Trump loyalists have reacted to the search of the ex-president’s Mar-a-Lago residence with unhinged fury.
Clearly, at this early stage, the responsible reaction to what the FBI did is to withhold judgment, to wait and see, to base one’s assessment on the facts and the evidence as they become known. But such an approach is alien to the modern-day GOP. The entire incentive structure is to use language that is intemperate, belligerent, conspiratorial, even crazed. This week has once again proved that there’s no rhetorical line Trump Republicans won’t cross, no outlandish charge they won’t make. It’s now all about one-upmanship, with each person trying to make a more freakish claim than the next.

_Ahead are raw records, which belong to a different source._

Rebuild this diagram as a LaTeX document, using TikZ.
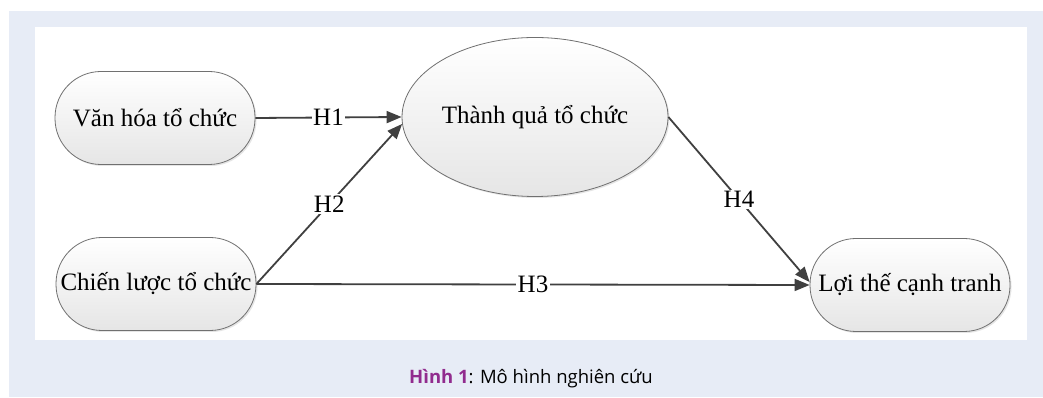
\documentclass[tikz,border=0pt]{standalone}
\usepackage{fontspec}
\setmainfont{Liberation Serif}
\newfontfamily\capfont{Open Sans}
\usetikzlibrary{shapes.geometric,arrows.meta,shadows,calc}
\definecolor{bgblue}{HTML}{E7ECF6}
\definecolor{edgegray}{HTML}{707070}
\definecolor{linegray}{HTML}{404040}
\definecolor{cappurple}{HTML}{912B8E}
\tikzset{
  box/.style={draw=edgegray, line width=0.8pt, top color=white, bottom color=black!10,
    rounded corners=46pt, minimum width=200pt, minimum height=93pt, inner sep=0pt,
    font=\fontsize{25}{29}\selectfont,
    drop shadow={shadow xshift=1.5pt, shadow yshift=-1.5pt, opacity=0.25, fill=black!40}},
  oval/.style={ellipse, draw=edgegray, line width=0.8pt, top color=white, bottom color=black!10,
    minimum width=266pt, minimum height=159pt, inner sep=0pt,
    font=\fontsize{25}{29}\selectfont,
    drop shadow={shadow xshift=1.5pt, shadow yshift=-1.5pt, opacity=0.25, fill=black!40}},
  conn/.style={draw=linegray, line width=1.8pt, -{Triangle[length=15pt,width=12pt]}},
  lab/.style={fill=white, inner sep=1.5pt, font=\fontsize{25}{29}\selectfont}
}
\begin{document}
\begin{tikzpicture}[x=1pt,y=1pt]
\useasboundingbox (0,0) rectangle (1043,398);
\fill[bgblue] (9,1) rectangle (1043,387);
\fill[white] (35,58) rectangle (1027,371);
\node[box] (vh) at (155,280) {Văn hóa tổ chức};
\node[box] (cl) at (156,114) {Chiến lược tổ chức};
\node[oval] (tq) at (535,281) {Thành quả tổ chức};
\node[box] (lt) at (910,113) {Lợi thế cạnh tranh};
\draw[conn] (vh.east) -- node[lab] {H1} (tq.west);
\draw[conn] (cl.east) -- node[lab] {H2} (tq.183);
\draw[conn] (cl.east) -- node[lab] {H3} (lt.west);
\draw[conn] (tq.east) -- node[lab] {H4} ($(lt.west)+(0,3)$);
\node[font=\capfont\fontsize{18.5}{22}\selectfont, anchor=base] (cap) at (531,14)
  {\textcolor{cappurple}{\bfseries Hình 1}: Mô hình nghiên cứu};
\end{tikzpicture}
\end{document}
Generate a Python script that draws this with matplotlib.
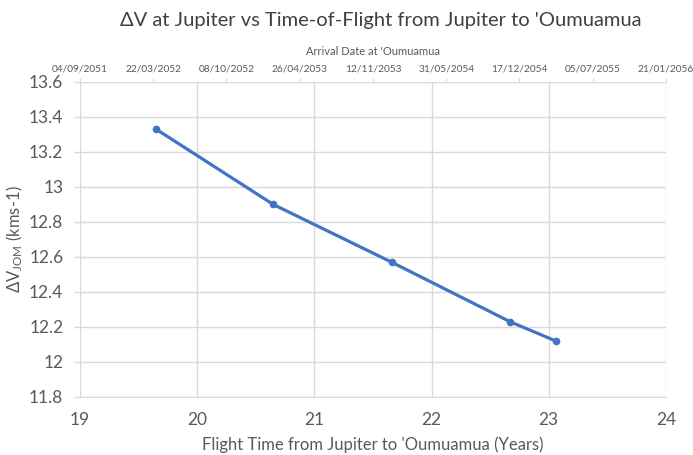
import matplotlib
matplotlib.use("Agg")
import matplotlib.pyplot as plt
import matplotlib.dates as mdates
import datetime as dt

flight_years = [19.65, 20.65, 21.66, 22.67, 23.06]
delta_v = [13.33, 12.90, 12.57, 12.23, 12.12]
x_ticks = [19, 20, 21, 22, 23, 24]
y_ticks = [11.8, 12.0, 12.2, 12.4, 12.6, 12.8, 13.0, 13.2, 13.4, 13.6]
y_tick_labels = ["11.8", "12", "12.2", "12.4", "12.6", "12.8", "13", "13.2", "13.4", "13.6"]
top_dates = ["04/09/2051", "22/03/2052", "08/10/2052", "26/04/2053", "12/11/2053",
             "31/05/2054", "17/12/2054", "05/07/2055", "21/01/2056"]

plt.rcParams['font.family'] = ['Lato', 'DejaVu Sans']
plt.rcParams['mathtext.fontset'] = 'custom'
plt.rcParams['mathtext.rm'] = 'Lato'
plt.rcParams['mathtext.it'] = 'Lato'

TXT = '#595959'
GRID = '#D9D9D9'
BLUE = '#4472C4'

fig = plt.figure(figsize=(6.93, 4.55), dpi=100)
ax = fig.add_axes([0.1154, 0.1275, 0.961 - 0.1154, 0.8198 - 0.1275])

ax.plot(flight_years, delta_v, color=BLUE, lw=2.3, marker='o', ms=4.5, zorder=3)

ax.set_xlim(19, 24)
ax.set_ylim(11.8, 13.6)
ax.set_xticks(x_ticks)
ax.set_yticks(y_ticks)
ax.set_yticklabels(y_tick_labels)
ax.grid(True, color=GRID, lw=1)
ax.set_axisbelow(True)
for s in ['top', 'right', 'left']:
    ax.spines[s].set_visible(False)
ax.spines['bottom'].set_color(GRID)
ax.tick_params(axis='y', colors=GRID, labelcolor=TXT, labelsize=12.5, length=4, width=1, pad=8)
ax.tick_params(axis='x', colors=GRID, labelcolor=TXT, labelsize=12.5, length=0, pad=11)

ax.set_xlabel("Flight Time from Jupiter to 'Oumuamua (Years)", color=TXT, fontsize=12, labelpad=6)
ax.set_ylabel(r"ΔV$_{\mathrm{JOM}}$ (kms-1)", color=TXT, fontsize=12, labelpad=3)

# Secondary (top) date axis
ax2 = ax.twiny()
dates = [dt.datetime.strptime(d, "%d/%m/%Y") for d in top_dates]
nums = mdates.date2num(dates)
ax2.set_xlim(nums[0], nums[-1])
ax2.set_xticks(nums)
ax2.set_xticklabels(top_dates)
for s in ['top', 'right', 'left', 'bottom']:
    ax2.spines[s].set_visible(False)
ax2.tick_params(axis='x', colors=GRID, labelcolor=TXT, labelsize=7.3, length=3, pad=3, direction='out')
ax2.set_xlabel("Arrival Date at 'Oumuamua", color=TXT, fontsize=8, labelpad=7)

fig.text(0.55, 0.955, "ΔV at Jupiter vs Time-of-Flight from Jupiter to 'Oumuamua",
         ha='center', va='center', fontsize=14.5, color='#404040')

fig.savefig("out.png", dpi=100)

This debasement of language comes at a considerable cost. George Orwell believed that political language mattered because politics mattered, and that the corruption of one leads to the corruption of the other. And in some cases, the misuse of words can lead to political violence. We saw that on January 6, 2021. My fear is we’re edging ever closer to that. Some people on the right—enraged and inflamed, caught in an echo chamber of undiluted anger and massive lies—clearly hope for it. They are perpetually frenzied and hyper-agitated, convinced they are in an existential struggle against a wicked foe.
In the face of this, virtually the entire Republican Party is egging them on. Based on no evidence right now, Republicans are promoting a narrative that the events of this week prove that the United States government and its chief law-enforcement agency are Nazi-like, corrupt to the core, at war with its own citizens. This can’t end well.